When blocking calls are made by Goroutines, they end up blocking the kernel thread as well, which means no other goroutine can run on that P, which ends up starving the local run queue, while P does no work! To handle these cases, Go disassociates the P with the blocked M(thread). The processor(P) is then assigned an idle thread or a new thread is created and assigned to P.
However, handoffs can become expensive, especially if a new thread is created each time during a handoff. Also, the blocking syscall might be a very short one and in such cases, handoffs are not optimal.
So, the Go scheduler is smart about the handoffs. It will do an immediate handoff if it knows that the syscall will block for a long time.
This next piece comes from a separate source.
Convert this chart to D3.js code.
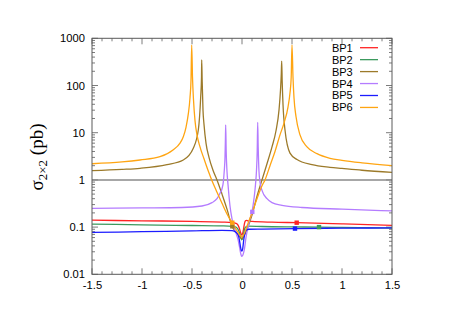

But for other cases, it uses Sysmon.
Sysmon
Sysmon is a background task responsible for monitoring and managing various system-level aspects of the Go runtime.
Since sysmon has multiple responsibilities and this article is becoming a little too big, I’ll cover sysmon in a separate article!
Fairness
A fair scheduler can ensure that each goroutine has the chance to be executed. The scheduler should try to ensure that it’s giving a nearly equal amount of time to all goroutines! The early algorithms of the scheduler were cooperative where the goroutines used to voluntarily relinquish control, which led to fairness issues if you had long-running goroutines.
Preemptive Scheduling
Go's scheduler uses a time slice, often referred to as a time quantum or time slot, to determine when to preempt a running goroutine. The scheduler's use of a time slice is not a strict enforcement but rather a soft limit. If a goroutine has been running for longer than its allocated time slice, it becomes eligible for preemption. However, the scheduler may allow a goroutine to run slightly longer to avoid the performance overhead of frequent preemptions.
Since Go 1.14, the scheduler has been making use of preemptive scheduling, allowing more fair scheduling of goroutines.
This is it for this edition of the Go Concurrency Series. The upcoming posts will start being a little more hands-on now that you have an understanding of the internals!